● INSTRUCTIONS FOR THE TASK: Reproduce the data exactly.

______________________________

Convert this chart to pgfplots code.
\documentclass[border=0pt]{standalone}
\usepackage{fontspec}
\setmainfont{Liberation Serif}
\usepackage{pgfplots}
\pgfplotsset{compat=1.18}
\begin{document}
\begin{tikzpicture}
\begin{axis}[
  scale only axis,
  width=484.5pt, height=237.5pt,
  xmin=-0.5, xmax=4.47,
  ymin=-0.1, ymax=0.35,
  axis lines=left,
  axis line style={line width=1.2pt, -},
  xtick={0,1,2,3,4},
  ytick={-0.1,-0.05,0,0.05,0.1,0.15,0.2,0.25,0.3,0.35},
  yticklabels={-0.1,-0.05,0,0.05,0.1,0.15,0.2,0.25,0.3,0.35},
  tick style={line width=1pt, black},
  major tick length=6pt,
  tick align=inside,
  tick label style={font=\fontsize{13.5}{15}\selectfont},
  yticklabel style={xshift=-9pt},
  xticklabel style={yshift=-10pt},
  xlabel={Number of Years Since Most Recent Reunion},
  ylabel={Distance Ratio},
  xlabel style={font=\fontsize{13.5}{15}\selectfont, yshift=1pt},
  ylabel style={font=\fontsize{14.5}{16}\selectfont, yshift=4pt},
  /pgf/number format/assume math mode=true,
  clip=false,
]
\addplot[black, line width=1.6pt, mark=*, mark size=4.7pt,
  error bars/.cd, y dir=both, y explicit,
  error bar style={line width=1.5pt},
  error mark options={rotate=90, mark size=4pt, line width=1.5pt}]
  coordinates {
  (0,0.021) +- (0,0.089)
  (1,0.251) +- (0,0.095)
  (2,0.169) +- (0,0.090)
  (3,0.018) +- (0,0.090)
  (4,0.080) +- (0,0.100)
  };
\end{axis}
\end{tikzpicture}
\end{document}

______________________________

● RESULT FOR THIS TASK:
Convert this chart to pgfplots code.
\documentclass[border=0pt]{standalone}
\usepackage{fontspec}
\setmainfont{Liberation Serif}
\usepackage{pgfplots}
\pgfplotsset{compat=1.18}
\begin{document}
\begin{tikzpicture}
\begin{axis}[
  scale only axis,
  width=484.5pt, height=237.5pt,
  xmin=-0.5, xmax=4.47,
  ymin=-0.1, ymax=0.35,
  axis lines=left,
  axis line style={line width=1.2pt, -},
  xtick={0,1,2,3,4},
  ytick={-0.1,-0.05,0,0.05,0.1,0.15,0.2,0.25,0.3,0.35},
  yticklabels={-0.1,-0.05,0,0.05,0.1,0.15,0.2,0.25,0.3,0.35},
  tick style={line width=1pt, black},
  major tick length=6pt,
  tick align=inside,
  tick label style={font=\fontsize{13.5}{15}\selectfont},
  yticklabel style={xshift=-9pt},
  xticklabel style={yshift=-10pt},
  xlabel={Number of Years Since Most Recent Reunion},
  ylabel={Distance Ratio},
  xlabel style={font=\fontsize{13.5}{15}\selectfont, yshift=1pt},
  ylabel style={font=\fontsize{14.5}{16}\selectfont, yshift=4pt},
  /pgf/number format/assume math mode=true,
  clip=false,
]
\addplot[black, line width=1.6pt, mark=*, mark size=4.7pt,
  error bars/.cd, y dir=both, y explicit,
  error bar style={line width=1.5pt},
  error mark options={rotate=90, mark size=4pt, line width=1.5pt}]
  coordinates {
  (0,0.021) +- (0,0.089)
  (1,0.251) +- (0,0.095)
  (2,0.169) +- (0,0.090)
  (3,0.018) +- (0,0.090)
  (4,0.080) +- (0,0.100)
  };
\end{axis}
\end{tikzpicture}
\end{document}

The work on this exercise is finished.